Morgan Stanley to Join Institutional, Brokerage Muni DesksMichael J. Moore
Morgan Stanley, owner of the world’s largest brokerage, said it will combine the municipal bond trading desks of its institutional business and wealth-management units.
The joint venture will be run by Patrick Haskell, 42, head of municipal securities for the firm’s fixed-income unit, and Eric Benedict, who leads capital markets for the brokerage, the New York-based bank said today in an internal memo, which was obtained by Bloomberg News. Jim Wiggins, a Morgan Stanley spokesman, confirmed the memo’s contents.
Chief Executive Officer James Gorman, 55, has said partnerships between the investment bank and brokerage will help the firm double return on equity by this year. In 2013, Morgan Stanley bought the remaining stake in the brokerage, which has more than 16,000 advisers and $1.91 trillion of client assets.

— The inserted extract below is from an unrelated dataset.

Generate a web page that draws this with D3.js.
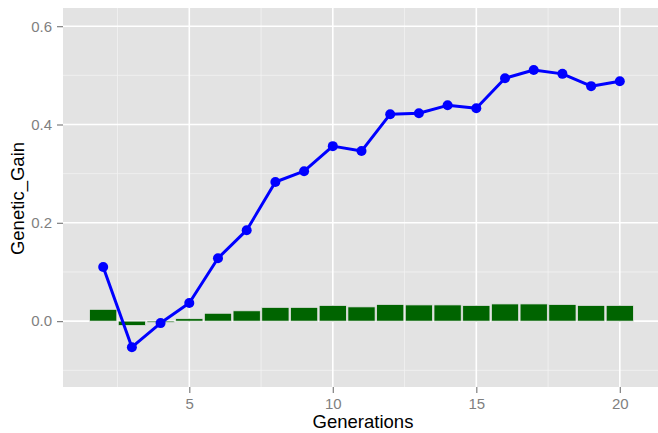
<!DOCTYPE html>
<html>
<head>
<meta charset="utf-8">
<script src="https://cdn.jsdelivr.net/npm/d3@7"></script>
<style>
  html, body { margin: 0; padding: 0; background: #fff; }
</style>
</head>
<body>
<div id="chart"></div>
<script>
// Genetic gain per generation: line (blue) + small bars (dark green).
const generations = [2, 3, 4, 5, 6, 7, 8, 9, 10, 11, 12, 13, 14, 15, 16, 17, 18, 19, 20];
const gainLine = [0.110, -0.053, -0.004, 0.037, 0.128, 0.185, 0.283, 0.305, 0.356, 0.346,
                  0.421, 0.423, 0.439, 0.433, 0.494, 0.511, 0.503, 0.478, 0.488];
const gainBars = [0.024, -0.009, -0.003, 0.005, 0.016, 0.021, 0.028, 0.028, 0.032, 0.029,
                  0.034, 0.033, 0.033, 0.032, 0.035, 0.035, 0.034, 0.032, 0.032];
const xTicks = [5, 10, 15, 20];
const xMinor = [2.5, 7.5, 12.5, 17.5];
const yTicks = [0.0, 0.2, 0.4, 0.6];
const yMinor = [-0.1, 0.1, 0.3, 0.5];

const W = 658, H = 433;
const panel = { left: 63, top: 8, right: 660, bottom: 387 };

const svg = d3.select("#chart").append("svg")
  .attr("width", W).attr("height", H)
  .attr("font-family", "Liberation Sans, Arial, sans-serif");

const x = d3.scaleLinear().domain([0.6, 21.4]).range([panel.left, panel.right]);
const y = d3.scaleLinear().domain([-0.134, 0.637]).range([panel.bottom, panel.top]);

// panel background
svg.append("rect")
  .attr("x", panel.left).attr("y", panel.top)
  .attr("width", panel.right - panel.left).attr("height", panel.bottom - panel.top)
  .attr("fill", "#e3e3e3");

const grid = svg.append("g");
// minor grid
grid.selectAll("line.ymin").data(yMinor).join("line")
  .attr("x1", panel.left).attr("x2", panel.right)
  .attr("y1", d => y(d)).attr("y2", d => y(d))
  .attr("stroke", "#f2f2f2").attr("stroke-width", 0.8);
grid.selectAll("line.xmin").data(xMinor).join("line")
  .attr("y1", panel.top).attr("y2", panel.bottom)
  .attr("x1", d => x(d)).attr("x2", d => x(d))
  .attr("stroke", "#f2f2f2").attr("stroke-width", 0.8);
// major grid
grid.selectAll("line.ymaj").data(yTicks).join("line")
  .attr("x1", panel.left).attr("x2", panel.right)
  .attr("y1", d => y(d)).attr("y2", d => y(d))
  .attr("stroke", "#ffffff").attr("stroke-width", 1.6);
grid.selectAll("line.xmaj").data(xTicks).join("line")
  .attr("y1", panel.top).attr("y2", panel.bottom)
  .attr("x1", d => x(d)).attr("x2", d => x(d))
  .attr("stroke", "#ffffff").attr("stroke-width", 1.6);

// bars
const barW = 0.95;
svg.append("g").selectAll("rect").data(generations).join("rect")
  .attr("x", (d) => x(d - barW / 2))
  .attr("width", (d) => x(barW) - x(0))
  .attr("y", (d, i) => y(Math.max(0, gainBars[i])))
  .attr("height", (d, i) => Math.abs(y(gainBars[i]) - y(0)))
  .attr("fill", "#006400")
  .attr("stroke", "#e3e3e3").attr("stroke-width", 0.8);

// line + points
const pts = generations.map((g, i) => [g, gainLine[i]]);
svg.append("path")
  .datum(pts)
  .attr("d", d3.line().x(d => x(d[0])).y(d => y(d[1])))
  .attr("fill", "none").attr("stroke", "#0000ff").attr("stroke-width", 3)
  .attr("stroke-linejoin", "round");
svg.append("g").selectAll("circle").data(pts).join("circle")
  .attr("cx", d => x(d[0])).attr("cy", d => y(d[1])).attr("r", 5)
  .attr("fill", "#0000ff");

// axes
const xAxis = svg.append("g")
  .attr("transform", `translate(0,${panel.bottom})`)
  .call(d3.axisBottom(x).tickValues(xTicks).tickSize(6).tickPadding(5).tickFormat(d3.format("d")));
const yAxis = svg.append("g")
  .attr("transform", `translate(${panel.left},0)`)
  .call(d3.axisLeft(y).tickValues(yTicks).tickSize(6).tickPadding(5).tickFormat(d3.format(".1f")));
for (const a of [xAxis, yAxis]) {
  a.select(".domain").remove();
  a.selectAll(".tick line").attr("stroke", "#7f7f7f").attr("stroke-width", 1.2);
  a.selectAll(".tick text").attr("fill", "#7f7f7f").attr("font-size", 15);
}

// axis titles
svg.append("text")
  .attr("x", 363).attr("y", 428)
  .attr("text-anchor", "middle").attr("font-size", 18.5).attr("fill", "#000")
  .text("Generations");
svg.append("text")
  .attr("transform", `translate(23.5,198.5) rotate(-90)`)
  .attr("text-anchor", "middle").attr("font-size", 18.5).attr("fill", "#000")
  .text("Genetic_Gain");
</script>
</body>
</html>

“For institutional and retail investors, the joint venture will provide the broadest possible inventory and unmatched purchasing power,” according to the memo, written by Andy Saperstein, who oversees the brokerage’s investment products and services unit, and fixed-income co-heads Michael Heaney and Robert Rooney. “Combining our municipal inventory in a single balance sheet will enable us to enhance our risk-management discipline across the organization.”
The bank said in January 2013 that it had 35 initiatives to combine efforts between the institutional and brokerage units. In 2012, Morgan Stanley created a fixed-income sales group for middle-market clients under Benedict and transferred some customers from its investment bank to its wealth-management division.
The $3.7 trillion municipal market has rebounded after posting negative returns in 2013 for the first time since 2008. State and local debt has gained 3.25 percent this year, outpacing the 1.38 percent return on U.S. Treasuries and 2.27 percent on corporate securities, Bank of America Merrill Lynch data show.
Morgan Stanley was one of the underwriters of Puerto Rico’s record $3.5 billion sale of junk-rated municipal debt yesterday.